A GROUP of activists today protested again against the Penang government’s plans to build more roads and projects on hill slopes and reclaimed land.
“Save our hills, save our seas, save Penang,” some 30 civil society representatives and concerned Penang citizens shouted from across the legislative assembly.
“
“Reject sea reclamation, reject development on steep hill slopes,” they said, as the second state assembly sitting for the year began this morning with Chief Minister Chow Kon Yeow scheduled to table the Penang Budget 2019 later.
This is not the first time they have protested outside the house. In the last sitting in August, the same group of people protested outside the state assembly building.
Penang Forum representative Khoo Salma Nasution said Penang folk no longer wanted to see man-made disasters happen after two landslides at construction sites claimed 20 lives since last year.
On October 19, nine foreigners were killed in a landslide at a road construction site in Paya Terubong. In October last year, a landslide at a Tanjung Bungah condo construction site killed 11 workers, including a Malaysian site supervisor.
“The state should not carry out projects that threaten the environment and lives. We want all assemblymen to voice up on this issue.
She also said Penang Forum was against the state’s decision to approve two hotel projects on Penang Hill.

Yesterday, Chow reportedly said the administration has, in principle, allowed the Penang Hill Corporation (PHC) to proceed with its proposed plans to build two hotels on Penang Hill.
Salma said civil society once saved Penang Hill in the early 1990s when the then Gerakan-led state government proposed to develop the hill and build hotels.
As a result of campaigns against the plan, protests and public anger, then chief minister Dr Lim Chong Eu lost his state seat in the 1990 general election and retired from politics.
Salma said when Penang was hit by a storm last November, almost 200 landslides happened on Penang Hill.
This should be a sign that the hill should not be developed, she said.
“The new Penang Structure Plan draft will now allow projects on slopes exceeding 25 degrees gradient. We will be having reclamation of a total of 7,000 acres.
“Of that, 4,500sq ft will be from the three islands. It will be like Johor’s Forest City.

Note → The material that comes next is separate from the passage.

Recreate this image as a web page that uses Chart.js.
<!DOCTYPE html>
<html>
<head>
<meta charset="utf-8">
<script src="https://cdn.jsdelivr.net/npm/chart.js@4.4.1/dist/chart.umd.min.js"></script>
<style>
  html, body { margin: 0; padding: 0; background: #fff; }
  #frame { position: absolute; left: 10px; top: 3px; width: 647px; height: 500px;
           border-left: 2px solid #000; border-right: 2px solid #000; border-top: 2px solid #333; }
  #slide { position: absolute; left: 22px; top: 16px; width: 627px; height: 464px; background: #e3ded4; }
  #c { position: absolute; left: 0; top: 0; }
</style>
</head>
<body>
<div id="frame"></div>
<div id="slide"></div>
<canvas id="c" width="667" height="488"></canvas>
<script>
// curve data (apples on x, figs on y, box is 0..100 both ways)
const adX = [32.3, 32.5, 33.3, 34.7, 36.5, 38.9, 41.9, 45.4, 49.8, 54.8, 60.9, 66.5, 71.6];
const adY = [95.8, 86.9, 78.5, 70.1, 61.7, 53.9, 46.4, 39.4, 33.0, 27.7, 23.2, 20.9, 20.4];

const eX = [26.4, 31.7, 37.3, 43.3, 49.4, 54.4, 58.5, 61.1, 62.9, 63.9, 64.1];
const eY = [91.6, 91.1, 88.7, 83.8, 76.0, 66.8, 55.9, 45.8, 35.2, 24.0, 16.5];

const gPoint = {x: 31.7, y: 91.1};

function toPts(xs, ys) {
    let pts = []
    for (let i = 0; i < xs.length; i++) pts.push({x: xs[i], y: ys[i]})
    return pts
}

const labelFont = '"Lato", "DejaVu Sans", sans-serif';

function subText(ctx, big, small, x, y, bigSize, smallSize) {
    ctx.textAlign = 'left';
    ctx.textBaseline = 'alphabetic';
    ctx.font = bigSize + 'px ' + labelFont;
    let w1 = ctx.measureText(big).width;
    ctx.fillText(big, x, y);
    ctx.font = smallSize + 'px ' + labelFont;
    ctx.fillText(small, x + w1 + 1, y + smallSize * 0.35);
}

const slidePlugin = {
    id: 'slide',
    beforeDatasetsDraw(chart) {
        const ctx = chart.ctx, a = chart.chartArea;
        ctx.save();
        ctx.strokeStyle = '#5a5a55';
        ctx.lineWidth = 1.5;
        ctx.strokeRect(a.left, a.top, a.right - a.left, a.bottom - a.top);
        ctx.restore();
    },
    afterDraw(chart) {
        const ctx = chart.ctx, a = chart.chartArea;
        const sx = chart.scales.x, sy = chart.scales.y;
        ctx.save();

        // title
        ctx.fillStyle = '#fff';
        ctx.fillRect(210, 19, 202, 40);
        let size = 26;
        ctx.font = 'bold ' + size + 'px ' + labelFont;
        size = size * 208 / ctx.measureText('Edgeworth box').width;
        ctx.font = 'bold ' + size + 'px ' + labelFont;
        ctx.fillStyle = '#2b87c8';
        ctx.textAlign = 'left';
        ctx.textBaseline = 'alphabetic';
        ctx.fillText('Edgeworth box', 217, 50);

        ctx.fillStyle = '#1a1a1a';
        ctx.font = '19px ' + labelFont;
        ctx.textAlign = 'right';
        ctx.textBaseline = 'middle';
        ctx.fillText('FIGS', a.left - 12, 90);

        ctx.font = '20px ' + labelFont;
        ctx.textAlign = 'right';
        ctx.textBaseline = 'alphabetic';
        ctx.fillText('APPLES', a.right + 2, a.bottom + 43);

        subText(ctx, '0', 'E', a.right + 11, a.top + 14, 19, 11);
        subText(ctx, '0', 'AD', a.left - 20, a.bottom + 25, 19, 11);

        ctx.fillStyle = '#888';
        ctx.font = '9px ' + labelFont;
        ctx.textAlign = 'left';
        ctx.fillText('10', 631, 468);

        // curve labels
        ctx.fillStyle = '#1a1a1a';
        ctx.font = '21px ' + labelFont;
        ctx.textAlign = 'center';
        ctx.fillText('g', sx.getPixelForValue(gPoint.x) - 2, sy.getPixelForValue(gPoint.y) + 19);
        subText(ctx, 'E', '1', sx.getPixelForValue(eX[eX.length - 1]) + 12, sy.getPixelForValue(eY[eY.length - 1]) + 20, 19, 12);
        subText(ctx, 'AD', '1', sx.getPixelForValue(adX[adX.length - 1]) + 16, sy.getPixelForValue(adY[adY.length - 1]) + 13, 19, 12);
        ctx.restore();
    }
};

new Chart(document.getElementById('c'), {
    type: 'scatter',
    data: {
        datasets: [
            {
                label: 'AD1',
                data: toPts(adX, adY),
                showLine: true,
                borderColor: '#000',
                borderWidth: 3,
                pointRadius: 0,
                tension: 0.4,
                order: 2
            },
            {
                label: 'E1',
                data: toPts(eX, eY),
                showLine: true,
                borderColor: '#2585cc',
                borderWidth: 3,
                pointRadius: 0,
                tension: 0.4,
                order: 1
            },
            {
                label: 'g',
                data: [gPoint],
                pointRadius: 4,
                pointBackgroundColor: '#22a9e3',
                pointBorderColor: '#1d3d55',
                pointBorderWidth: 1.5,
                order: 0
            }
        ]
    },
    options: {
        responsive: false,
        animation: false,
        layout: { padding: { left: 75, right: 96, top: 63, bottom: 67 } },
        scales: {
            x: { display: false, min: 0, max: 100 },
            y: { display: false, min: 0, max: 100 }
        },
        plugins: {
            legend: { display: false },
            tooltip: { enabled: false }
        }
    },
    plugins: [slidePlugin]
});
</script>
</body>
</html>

Who will live there?” she said, referring to the Penang South Reclamation proposal.
The PSR reclamation is mooted to fund the ambitious multibillion-ringgit Penang Transport Master Plan that proposes highways, hill and undersea tunnels, a light rail transit system and others to overcome the state’s worsening traffic woes.
She added that civil society and concerned citizens will continue to protest the development plans and organise more demonstrations. – November 9, 2018.